A Mixed Natural and Concentration Variable Formulation for Chemical Flood Simulation

Abstract

Abstract Correlations for PVT properties used in chemical flood simulation are frequently written in concentration variables. Therefore, a mixed variable formulation has been proposed to implement chemical flooding option in an existing natural variable simulator. The new formulation results in a straightforward and efficient implementation of published PVT correlations as well as fast convergence. A new three-layer pseudo component framework (i.e., phase – pseudo component – pure component) has been adopted to effectively model a group of pure components that can have the same composition and properties in each phase where it exists while allowing the flexibility of using different variable types on the pure component level, such as phase mole fraction and molar concentration. This ensures the same composition for pseudo component in different phases without introducing extra constraint equations. In our implementation, we use a symmetric binodal curve and tie lines to describe the liquid phase behavior based on the pseudo-component concept.

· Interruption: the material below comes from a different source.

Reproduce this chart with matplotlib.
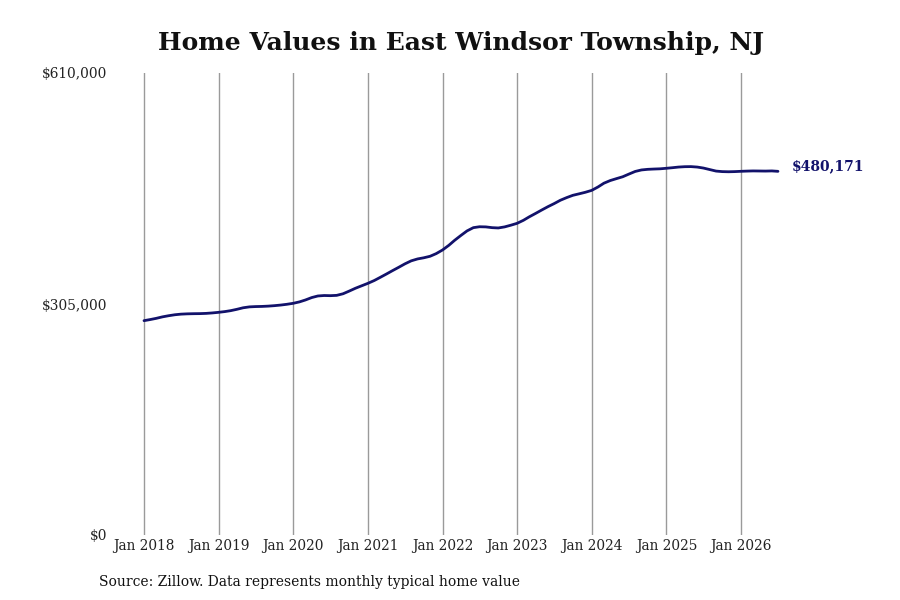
import numpy as np
import pandas as pd
import matplotlib
matplotlib.use('Agg')
import matplotlib.pyplot as plt

# DATOS (valores mensuales, miles de dolares)
v2018 = [283.0, 284.5, 286.0, 288.0, 289.5, 290.8, 291.6, 292.0, 292.2, 292.3, 292.6, 293.2]
v2019 = [294.0, 295.0, 296.2, 298.0, 300.0, 301.2, 301.6, 301.8, 302.2, 302.8, 303.6, 304.6]
v2020 = [305.9, 307.8, 310.3, 313.5, 315.6, 316.2, 316.0, 316.4, 318.5, 322.0, 325.8, 329.0]
v2021 = [332.3, 336.0, 340.0, 344.5, 349.0, 353.5, 358.0, 362.0, 364.5, 366.0, 368.0, 371.5]
v2022 = [376.3, 382.5, 389.0, 395.5, 401.5, 405.8, 407.0, 406.8, 405.8, 405.4, 406.8, 409.0]
v2023 = [411.5, 415.5, 420.0, 424.5, 429.0, 433.5, 437.5, 442.0, 445.5, 448.5, 450.5, 452.5]
v2024 = [455.0, 459.5, 464.5, 468.0, 470.5, 473.0, 476.5, 480.0, 482.0, 482.8, 483.2, 483.5]
v2025 = [484.2, 485.0, 485.8, 486.3, 486.4, 485.8, 484.5, 482.5, 480.5, 479.8, 479.6, 479.8]
v2026 = [480.2, 480.5, 480.7, 480.6, 480.5, 480.7, 480.171]

valores = np.array(v2018 + v2019 + v2020 + v2021 + v2022 + v2023 + v2024 + v2025 + v2026) * 1000
fechas = pd.date_range('2018-01-01', periods=len(valores), freq='MS')

anios = list(range(2018, 2027))
ticks_x = pd.to_datetime([f'{a}-01-01' for a in anios])
etiquetas_x = [f'Jan {a}' for a in anios]
ticks_y = [0, 305000, 610000]
etiquetas_y = ['$0', '$305,000', '$610,000']

titulo = 'Home Values in East Windsor Township, NJ'
fuente = 'Source: Zillow. Data represents monthly typical home value'
ultimo = '$480,171'
azul = '#12126b'

# GRAFICA
fig = plt.figure(figsize=(9, 6), dpi=100)
ax = fig.add_axes([0.125, 1 - 535/600, 0.755, (535 - 73)/600])

ax.plot(fechas, valores, color=azul, linewidth=2.0, solid_capstyle='round')

# escala: Jan 2018 en x=144px, Jan 2026 en x=741px
d0 = matplotlib.dates.date2num(ticks_x[0])
d8 = matplotlib.dates.date2num(ticks_x[-1])
pxdia = (741 - 144) / (d8 - d0)
izq = 0.125 * 900
der = izq + 0.755 * 900
ax.set_xlim(d0 - (144 - izq) / pxdia, d0 + (der - 144) / pxdia)
ax.set_ylim(0, 610000)

for t in ticks_x:
    ax.axvline(t, color='#9a9a9a', linewidth=1, zorder=0)

ax.set_xticks(ticks_x)
ax.set_xticklabels(etiquetas_x, family='DejaVu Serif', stretch='condensed', fontsize=11)
ax.set_yticks(ticks_y)
ax.set_yticklabels(etiquetas_y, family='DejaVu Serif', stretch='condensed', fontsize=11)
ax.tick_params(axis='both', length=0, colors='#222222')
ax.tick_params(axis='y', pad=4)
ax.tick_params(axis='x', pad=3)
for s in ax.spines.values():
    s.set_visible(False)

ax.annotate(ultimo, xy=(fechas[-1], valores[-1]), xytext=(10, 4), textcoords='offset points',
            va='center', ha='left', color=azul, fontweight='bold', family='DejaVu Serif',
            fontsize=10)

fig.text(0.512, 1 - 43/600, titulo, ha='center', va='center', fontsize=18,
         fontweight='bold', family='DejaVu Serif', color='#111111')
fig.text(99/900, 1 - 582/600, fuente, ha='left', va='center', fontsize=11.05,
         family='DejaVu Serif', stretch='condensed', color='#111111')

plt.savefig('out.png', dpi=100)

Phase densities and viscosities are computed using correlations with corresponding pseudo-component values and volumetric concentrations. A Corey-type relative permeability model and shear thinning effect on viscosity are also implemented. Furthermore, both cation exchange on surfactant/clay and adsorption of polymer/surfactant on rock are efficiently implemented. Our algorithms have been validated against other state-of-the-art chemical flood simulators with both small conceptual test cases and large scale models. A very good agreement in results and a high nonlinear performance have been observed. Mixed natural and concentration variable formulation proposed in this paper is a novel method to implement chemical flood capability in an existing natural variable simulator. The combination of mass and natural variables for surfactant flood simulation into a single formulation is an industry first. Its extensibility and robustness give us confidence for further extensions along these lines.